Omit the pictures and print exactly the lines of the listing below, starting at the first and ending at the line containing "at (635, 180)".

#### Data section

----------------

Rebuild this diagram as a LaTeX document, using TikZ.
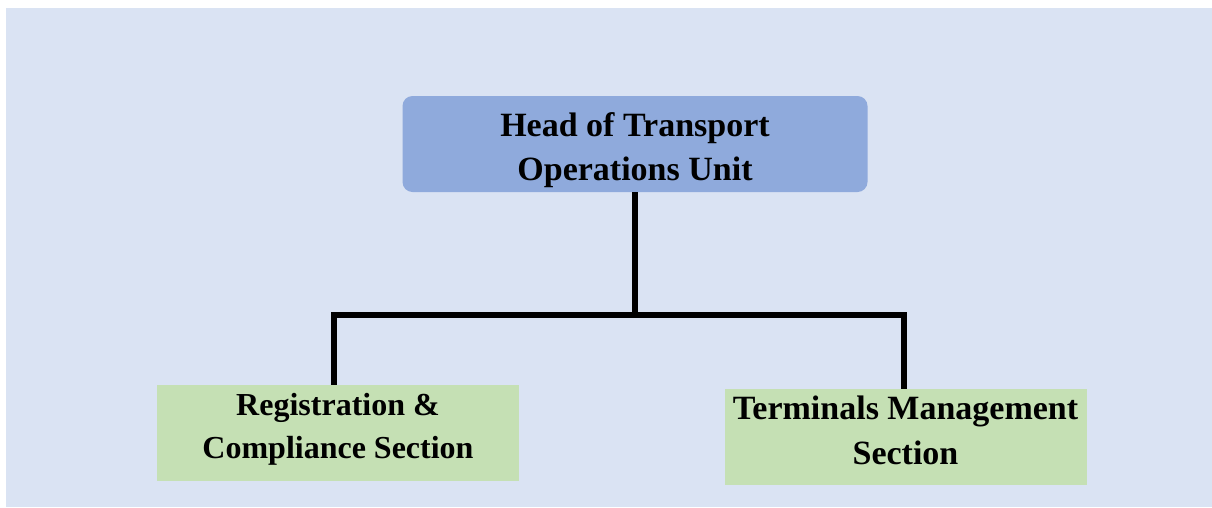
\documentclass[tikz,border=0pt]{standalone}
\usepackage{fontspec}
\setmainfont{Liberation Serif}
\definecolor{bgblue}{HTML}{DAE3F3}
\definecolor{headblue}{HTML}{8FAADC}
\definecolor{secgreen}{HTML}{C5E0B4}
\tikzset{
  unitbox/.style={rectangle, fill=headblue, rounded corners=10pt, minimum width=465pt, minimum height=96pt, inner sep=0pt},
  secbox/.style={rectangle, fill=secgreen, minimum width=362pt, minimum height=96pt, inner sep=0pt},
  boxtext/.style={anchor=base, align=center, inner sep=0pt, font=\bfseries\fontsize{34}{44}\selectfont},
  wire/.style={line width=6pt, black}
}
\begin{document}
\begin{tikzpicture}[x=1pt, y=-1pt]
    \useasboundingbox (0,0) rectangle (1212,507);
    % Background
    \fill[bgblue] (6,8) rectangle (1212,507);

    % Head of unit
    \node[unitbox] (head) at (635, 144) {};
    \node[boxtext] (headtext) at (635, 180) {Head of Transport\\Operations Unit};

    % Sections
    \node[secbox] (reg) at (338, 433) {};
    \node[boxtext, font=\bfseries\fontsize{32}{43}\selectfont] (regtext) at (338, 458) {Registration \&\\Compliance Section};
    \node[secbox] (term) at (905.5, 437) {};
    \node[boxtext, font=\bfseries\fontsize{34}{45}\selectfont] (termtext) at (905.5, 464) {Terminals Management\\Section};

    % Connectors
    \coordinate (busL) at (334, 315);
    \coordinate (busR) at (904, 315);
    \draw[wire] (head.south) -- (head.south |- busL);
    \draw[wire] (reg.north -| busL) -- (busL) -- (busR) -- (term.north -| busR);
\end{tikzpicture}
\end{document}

----------------

#### Full solution
Rebuild this diagram as a LaTeX document, using TikZ.
\documentclass[tikz,border=0pt]{standalone}
\usepackage{fontspec}
\setmainfont{Liberation Serif}
\definecolor{bgblue}{HTML}{DAE3F3}
\definecolor{headblue}{HTML}{8FAADC}
\definecolor{secgreen}{HTML}{C5E0B4}
\tikzset{
  unitbox/.style={rectangle, fill=headblue, rounded corners=10pt, minimum width=465pt, minimum height=96pt, inner sep=0pt},
  secbox/.style={rectangle, fill=secgreen, minimum width=362pt, minimum height=96pt, inner sep=0pt},
  boxtext/.style={anchor=base, align=center, inner sep=0pt, font=\bfseries\fontsize{34}{44}\selectfont},
  wire/.style={line width=6pt, black}
}
\begin{document}
\begin{tikzpicture}[x=1pt, y=-1pt]
    \useasboundingbox (0,0) rectangle (1212,507);
    % Background
    \fill[bgblue] (6,8) rectangle (1212,507);

    % Head of unit
    \node[unitbox] (head) at (635, 144) {};
    \node[boxtext] (headtext) at (635, 180) {Head of Transport\\Operations Unit};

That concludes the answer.